When Trump is condemned as “un-American” for his racism, xenophobia, or whatever else, the temptation is to point out that Trump’s proposals are not without precedent in United States politics. The border wall is not a novel idea, nor is a policy of mass deportation. The proposal of Muslim exclusion has been likened, not unfairly, to everything from the Chinese Exclusion Act to the refusal of Iranians during the Carter administration. But perhaps this misses the point. The remarkable thing about Trump is not the content of his proposals, but his utter lack of shame in presenting them. Under Obama, mass deportations, border fence expansions, and remote bombings have been carried out in mortified silence. Trump has grabbed hold of the liberal establishment’s guilty secrets and turned them into rallying cries. And he has done so with astonishing success.
I believe what we see crystallized in the phenomenon of Donald Trump is the implosion of United States liberalism’s self-criticizing mechanism.
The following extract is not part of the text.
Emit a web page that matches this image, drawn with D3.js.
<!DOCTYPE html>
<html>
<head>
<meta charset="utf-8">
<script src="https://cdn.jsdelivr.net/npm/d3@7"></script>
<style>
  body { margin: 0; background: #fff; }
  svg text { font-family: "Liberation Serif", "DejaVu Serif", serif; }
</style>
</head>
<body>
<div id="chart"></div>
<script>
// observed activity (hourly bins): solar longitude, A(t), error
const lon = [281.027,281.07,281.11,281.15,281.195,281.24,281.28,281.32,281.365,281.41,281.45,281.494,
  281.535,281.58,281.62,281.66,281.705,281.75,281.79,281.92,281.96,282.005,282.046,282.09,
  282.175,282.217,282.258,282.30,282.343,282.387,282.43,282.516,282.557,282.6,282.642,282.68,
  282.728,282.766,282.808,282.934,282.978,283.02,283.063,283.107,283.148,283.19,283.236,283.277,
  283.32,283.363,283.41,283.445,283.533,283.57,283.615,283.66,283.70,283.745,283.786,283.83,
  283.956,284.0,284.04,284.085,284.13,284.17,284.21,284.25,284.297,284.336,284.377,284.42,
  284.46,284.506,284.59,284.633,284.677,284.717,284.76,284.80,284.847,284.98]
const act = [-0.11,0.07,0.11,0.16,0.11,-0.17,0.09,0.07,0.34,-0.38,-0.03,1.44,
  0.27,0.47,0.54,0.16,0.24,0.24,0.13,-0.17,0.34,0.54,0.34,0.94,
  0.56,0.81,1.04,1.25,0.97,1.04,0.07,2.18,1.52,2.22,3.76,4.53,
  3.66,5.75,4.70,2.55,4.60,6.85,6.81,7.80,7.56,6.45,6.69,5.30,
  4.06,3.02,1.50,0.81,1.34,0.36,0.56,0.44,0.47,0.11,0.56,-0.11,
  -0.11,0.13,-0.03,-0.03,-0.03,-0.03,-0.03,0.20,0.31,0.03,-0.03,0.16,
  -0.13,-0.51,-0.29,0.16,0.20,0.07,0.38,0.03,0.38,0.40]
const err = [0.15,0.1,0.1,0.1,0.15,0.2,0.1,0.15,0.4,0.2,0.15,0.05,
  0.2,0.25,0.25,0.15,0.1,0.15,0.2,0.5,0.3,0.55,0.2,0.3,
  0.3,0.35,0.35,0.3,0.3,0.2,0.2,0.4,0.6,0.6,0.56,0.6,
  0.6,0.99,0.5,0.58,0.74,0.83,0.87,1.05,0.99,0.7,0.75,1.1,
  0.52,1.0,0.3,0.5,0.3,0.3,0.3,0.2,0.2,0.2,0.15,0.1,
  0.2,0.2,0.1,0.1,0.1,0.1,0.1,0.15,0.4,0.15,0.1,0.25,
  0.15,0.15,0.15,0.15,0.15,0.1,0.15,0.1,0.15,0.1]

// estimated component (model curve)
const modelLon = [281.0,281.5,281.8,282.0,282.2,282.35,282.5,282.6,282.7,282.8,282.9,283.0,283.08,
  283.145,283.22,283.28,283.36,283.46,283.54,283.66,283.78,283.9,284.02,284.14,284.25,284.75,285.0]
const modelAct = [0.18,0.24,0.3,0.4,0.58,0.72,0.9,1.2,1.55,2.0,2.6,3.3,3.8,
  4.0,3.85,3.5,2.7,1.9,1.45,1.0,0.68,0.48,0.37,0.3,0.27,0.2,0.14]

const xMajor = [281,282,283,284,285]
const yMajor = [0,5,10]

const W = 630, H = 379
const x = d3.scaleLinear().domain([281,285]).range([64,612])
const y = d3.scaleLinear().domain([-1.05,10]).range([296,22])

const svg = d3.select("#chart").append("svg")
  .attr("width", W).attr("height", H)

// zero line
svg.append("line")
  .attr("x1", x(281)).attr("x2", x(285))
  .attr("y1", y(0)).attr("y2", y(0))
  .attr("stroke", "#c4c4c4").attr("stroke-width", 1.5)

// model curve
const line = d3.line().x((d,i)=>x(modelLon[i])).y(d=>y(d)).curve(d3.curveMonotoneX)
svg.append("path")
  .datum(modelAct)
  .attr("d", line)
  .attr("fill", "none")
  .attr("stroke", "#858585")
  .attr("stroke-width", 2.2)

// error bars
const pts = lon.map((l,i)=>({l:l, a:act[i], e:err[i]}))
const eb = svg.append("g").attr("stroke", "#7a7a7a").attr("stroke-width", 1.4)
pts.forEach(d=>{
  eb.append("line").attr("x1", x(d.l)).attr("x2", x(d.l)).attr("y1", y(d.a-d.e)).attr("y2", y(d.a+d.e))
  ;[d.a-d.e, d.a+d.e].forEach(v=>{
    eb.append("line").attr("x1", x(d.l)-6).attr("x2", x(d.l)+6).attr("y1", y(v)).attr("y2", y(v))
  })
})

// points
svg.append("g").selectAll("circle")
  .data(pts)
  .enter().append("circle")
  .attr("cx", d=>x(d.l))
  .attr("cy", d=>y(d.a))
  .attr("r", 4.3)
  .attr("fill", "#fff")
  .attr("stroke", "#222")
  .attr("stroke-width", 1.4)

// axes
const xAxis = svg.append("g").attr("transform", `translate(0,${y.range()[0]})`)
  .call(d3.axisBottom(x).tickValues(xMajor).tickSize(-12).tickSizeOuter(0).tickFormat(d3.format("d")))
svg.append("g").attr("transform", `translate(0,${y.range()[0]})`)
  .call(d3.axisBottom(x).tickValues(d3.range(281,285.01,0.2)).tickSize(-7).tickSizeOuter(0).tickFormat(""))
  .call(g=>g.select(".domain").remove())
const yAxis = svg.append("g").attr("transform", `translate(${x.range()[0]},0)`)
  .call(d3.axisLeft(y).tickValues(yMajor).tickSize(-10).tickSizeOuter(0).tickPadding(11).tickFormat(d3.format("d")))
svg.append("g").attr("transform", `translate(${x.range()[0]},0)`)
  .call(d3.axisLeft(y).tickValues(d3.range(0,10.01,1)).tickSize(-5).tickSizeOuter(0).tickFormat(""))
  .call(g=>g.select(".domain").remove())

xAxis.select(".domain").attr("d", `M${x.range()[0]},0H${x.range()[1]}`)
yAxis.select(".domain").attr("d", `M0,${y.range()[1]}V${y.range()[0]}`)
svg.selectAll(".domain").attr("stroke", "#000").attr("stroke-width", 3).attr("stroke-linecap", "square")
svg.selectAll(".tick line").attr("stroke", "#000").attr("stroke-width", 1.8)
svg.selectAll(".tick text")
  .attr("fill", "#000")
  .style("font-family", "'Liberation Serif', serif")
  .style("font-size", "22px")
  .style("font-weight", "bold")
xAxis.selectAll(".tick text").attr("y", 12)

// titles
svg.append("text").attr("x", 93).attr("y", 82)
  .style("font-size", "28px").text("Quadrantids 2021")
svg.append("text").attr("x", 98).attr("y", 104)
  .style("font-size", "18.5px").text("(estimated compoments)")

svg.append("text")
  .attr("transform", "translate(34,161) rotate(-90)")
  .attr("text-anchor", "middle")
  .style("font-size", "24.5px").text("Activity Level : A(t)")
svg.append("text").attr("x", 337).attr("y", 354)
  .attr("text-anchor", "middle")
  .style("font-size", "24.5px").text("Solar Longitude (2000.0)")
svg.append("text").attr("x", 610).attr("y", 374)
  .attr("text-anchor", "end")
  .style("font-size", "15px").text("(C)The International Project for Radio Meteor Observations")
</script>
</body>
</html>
The rejection of decorum is a synecdochic representation of a more fundamental rejection: that of critical thinking. Trump has no time to second-guess and no time to apologize. He has no time to interrogate the past or the present. He’s a business man. He wants to get us a good deal. He has to act fast. He has to commit. As an unnamed Trump supporter tells Morning Edition, “He’s a negotiator. Of course he takes a hardline position.” The liberal project’s internal critical mechanism must go out the window. The time is to uncritically embrace excess in all its most dreadful forms. This approach has understandably resonated with a wide swath of frustrated, white, middle-class United States citizens. The new normal post-recession has compromised their once-guaranteed future of pleasant domesticity, has introduced doubt where they have only known certainty. When all that is solid begins to melt into air, who can waste time being polite? Take the firm position. Get a good deal.
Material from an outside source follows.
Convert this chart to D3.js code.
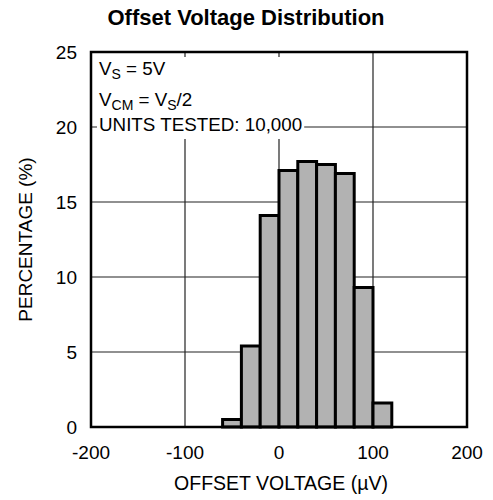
<!DOCTYPE html>
<html><head><meta charset="utf-8">
<script src="https://cdn.jsdelivr.net/npm/d3@7"></script>
<style>body{margin:0;background:#fff}text{font-family:"Liberation Sans",Arial,sans-serif;fill:#000}</style>
</head><body>
<svg id="c" width="493" height="500"></svg>
<script>
const binStarts = [-60, -40, -20, 0, 20, 40, 60, 80, 100];
const binWidth = 20;
const percentages = [0.5, 5.4, 14.1, 17.1, 17.7, 17.5, 16.9, 9.3, 1.6];
const xTicks = [-200, -100, 0, 100, 200];
const yTicks = [0, 5, 10, 15, 20, 25];

const svg = d3.select("#c");
const m = {l: 91, r: 467, t: 52, b: 427};
const x = d3.scaleLinear().domain([-200, 200]).range([m.l, m.r]);
const y = d3.scaleLinear().domain([0, 25]).range([m.b, m.t]);

svg.append("text").attr("x", 246).attr("y", 25).attr("text-anchor", "middle")
  .style("font-size", "22px").style("font-weight", "bold").text("Offset Voltage Distribution");

// grid
const g = svg.append("g");
g.selectAll("line.v").data(xTicks.slice(1, -1)).join("line")
  .attr("x1", d => x(d)).attr("x2", d => x(d)).attr("y1", m.t).attr("y2", m.b)
  .attr("stroke", "#222").attr("stroke-width", 1.2);
g.selectAll("line.h").data(yTicks.slice(1, -1)).join("line")
  .attr("y1", d => y(d)).attr("y2", d => y(d)).attr("x1", m.l).attr("x2", m.r)
  .attr("stroke", "#222").attr("stroke-width", 1.2);

// bars
svg.append("g").selectAll("rect").data(binStarts).join("rect")
  .attr("x", d => x(d)).attr("width", d => x(d + binWidth) - x(d))
  .attr("y", (d, i) => y(percentages[i])).attr("height", (d, i) => y(0) - y(percentages[i]))
  .attr("fill", "#b2b2b2").attr("stroke", "#000").attr("stroke-width", 3);

// annotation box
const bg = svg.append("rect").attr("fill", "#fff");
const ann = svg.append("g").style("font-size", "18.8px");
const t1 = ann.append("text").attr("x", 99).attr("y", 75);
t1.append("tspan").text("V");
t1.append("tspan").attr("dy", 4).style("font-size", "14px").text("S");
t1.append("tspan").attr("dy", -4).text(" = 5V");
const t2 = ann.append("text").attr("x", 99).attr("y", 106);
t2.append("tspan").text("V");
t2.append("tspan").attr("dy", 4).style("font-size", "14px").text("CM");
t2.append("tspan").attr("dy", -4).text(" = V");
t2.append("tspan").attr("dy", 4).style("font-size", "14px").text("S");
t2.append("tspan").attr("dy", -4).text("/2");
ann.append("text").attr("x", 99).attr("y", 131).text("UNITS TESTED: 10,000");
const bb = ann.node().getBBox();
bg.attr("x", bb.x - 2).attr("y", m.t + 5).attr("width", bb.width + 4).attr("height", bb.y + bb.height + 4 - (m.t + 5));

// frame
svg.append("rect").attr("x", m.l).attr("y", m.t).attr("width", m.r - m.l).attr("height", m.b - m.t)
  .attr("fill", "none").attr("stroke", "#000").attr("stroke-width", 2.5);

// tick labels
svg.append("g").selectAll("text").data(xTicks).join("text")
  .attr("x", d => x(d)).attr("y", 459).attr("text-anchor", "middle").style("font-size", "19px").text(d => d);
svg.append("g").selectAll("text").data(yTicks).join("text")
  .attr("x", 77).attr("y", d => y(d) + 6.5).attr("text-anchor", "end").style("font-size", "19px").text(d => d);

svg.append("text").attr("x", 281).attr("y", 490).attr("text-anchor", "middle").style("font-size", "19.5px")
  .text("OFFSET VOLTAGE (\u00B5V)");
svg.append("text").attr("transform", "translate(32," + ((m.t + m.b) / 2) + ") rotate(-90)")
  .attr("text-anchor", "middle").style("font-size", "19px").text("PERCENTAGE (%)");
</script>
</body></html>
Liberal civility offers no response to Trump. Trump’s campaign is a fundamental rejection of it. It is an open celebration of the systematic expropriation and violence that forms the material basis of the United States liberal project, a refusal to cloak it in euphemistic terms. Trump’s supporters are sick of being civil. They are sick of being “politically correct.” They are sick of exercising restraint when unbridled capitalist excess has screwed them over and, more insultingly, looked so fun in the process. The frustrated petty bourgeoisie is laying claim to the excess that the bourgeoisie has so far kept to itself. And we are nowhere near prepared for that dreadful moment when they finally seize it.